Bob Cutillo

Dr. Bob Cutillo has worked in the United States in urban primary health care to underserved populations for most of his professional life as a physician. He completed medical school in New York City, an internship in Boston, and a family practice residency in Chicago. He has practiced in faith-based health centers in Chicago, Washington, D.C., and Denver. Twice he and his family have sought to serve in Zaire (now the Democratic Republic of Congo). In both cases there was limited time to work in the country due to the traumatic circumstances of war. The first time they were evacuated from Kinshasa when the country’s own military revolted due to the runaway inflation of a dishonest and corrupt government. Their second effort to enter the country was thwarted by a civil war.

Bob is now a retired family physician living in Denver. He has taught at several academic institutions over his career, most recently as Associate Faculty at Denver Seminary and Assistant Clinical Professor in the Department of Family Medicine at the University of Colorado School of Medicine. He has written and taught on how a biblical view of health can inform our culture’s view of life and death, leading to a wiser and more just health care system. He is the author of Pursuing Health in an Anxious Age (Crossway, 2016) and Holding on in the Storm (Read the Spirit Books, 2025).

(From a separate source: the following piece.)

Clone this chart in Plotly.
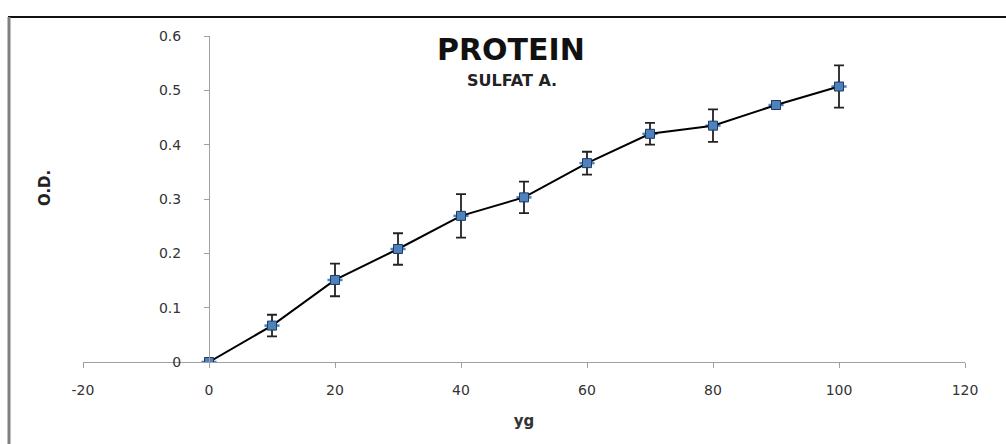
import plotly.graph_objects as go

x_vals = [0, 10, 20, 30, 40, 50, 60, 70, 80, 90, 100]
od_vals = [0.0, 0.067, 0.151, 0.208, 0.269, 0.303, 0.366, 0.420, 0.435, 0.473, 0.507]
od_err = [0.0, 0.020, 0.030, 0.029, 0.040, 0.029, 0.021, 0.020, 0.030, 0.006, 0.039]
x_err = [1.2] * len(x_vals)

x_ticks = [-20, 0, 20, 40, 60, 80, 100, 120]
y_ticks = [0, 0.1, 0.2, 0.3, 0.4, 0.5, 0.6]
y_tick_text = ["0", "0.1", "0.2", "0.3", "0.4", "0.5", "0.6"]

fig = go.Figure()
fig.add_trace(go.Scatter(
    x=x_vals, y=od_vals,
    mode="lines+markers",
    line=dict(color="black", width=2),
    marker=dict(symbol="square", size=9, color="#4F81BD",
                line=dict(color="#1F3A5F", width=1)),
    error_y=dict(type="data", array=od_err, visible=True,
                 color="#222222", thickness=1.8, width=5),
    error_x=dict(type="data", array=x_err, visible=True,
                 color="#4F81BD", thickness=2.5, width=0),
    showlegend=False,
))

tick_font = dict(family="DejaVu Sans", size=14, color="#333333")

fig.update_layout(
    width=1006, height=444,
    margin=dict(l=83, r=41, t=36, b=82),
    paper_bgcolor="white", plot_bgcolor="white",
    xaxis=dict(
        range=[-20, 120], tickvals=x_ticks, ticktext=[str(v) for v in x_ticks],
        showgrid=False, zeroline=False, showline=True, linecolor="#A0A0A0",
        linewidth=1, ticks="outside", ticklen=5, tickcolor="#A0A0A0",
        tickfont=tick_font, ticklabelstandoff=10,
        title=dict(text="<b>yg</b>", font=dict(family="DejaVu Sans", size=15, color="#333333"),
                   standoff=18),
    ),
    yaxis=dict(
        range=[0, 0.6], tickvals=y_ticks, ticktext=y_tick_text,
        showgrid=False, zeroline=False, showline=True, linecolor="#A0A0A0",
        linewidth=1, ticks="outside", ticklen=5, tickcolor="#A0A0A0",
        tickfont=tick_font, anchor="free", position=1 / 7, ticklabelstandoff=20,
    ),
    annotations=[
        dict(text="<b>PROTEIN</b>", xref="paper", yref="paper", x=(511 - 83) / 882, y=(362 - 50) / 326,
             showarrow=False, font=dict(family="DejaVu Sans", size=30, color="#111111"),
             xanchor="center", yanchor="middle"),
        dict(text="<b>SULFAT A.</b>", xref="paper", yref="paper", x=(512 - 83) / 882, y=(362 - 80) / 326,
             showarrow=False, font=dict(family="DejaVu Sans", size=16, color="#222222"),
             xanchor="center", yanchor="middle"),
        dict(text="<b>O.D.</b>", xref="paper", yref="paper", x=(45 - 83) / 882, y=(362 - 188) / 326,
             showarrow=False, textangle=-90, font=dict(family="DejaVu Sans", size=15, color="#222222"),
             xanchor="center", yanchor="middle"),
    ],
    shapes=[
        dict(type="line", xref="paper", yref="paper", x0=(8 - 83) / 882, x1=(1006 - 83) / 882,
             y0=(362 - 17) / 326, y1=(362 - 17) / 326, line=dict(color="#111111", width=2)),
        dict(type="line", xref="paper", yref="paper", x0=(9 - 83) / 882, x1=(9 - 83) / 882,
             y0=(362 - 17) / 326, y1=(362 - 444) / 326, line=dict(color="#808080", width=3)),
    ],
)

fig.write_html("out.html", config={"displayModeBar": False},
               post_script="document.body.style.margin='0';document.body.style.overflow='hidden';")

Dr. Cutillo received a B.S. from Georgetown University, an M.D. from Columbia University, and completed his family medicine residency at Cook County Hospital in Chicago. A life-long partner in mission, his cherished wife Heather died in 2023 after a three-year journey with cancer. Bob has two married children, Kate and Steve, four grandchildren, and an affectionate cat named Samwise Gamgee. When he is not providing support to low-income elderly seniors through the Handyman Program of Volunteers of America or providing care for patients at a shelter for the homeless, he enjoys playing pickle ball, spending time with his children and grandchildren, and working in a small woodshop in his basement.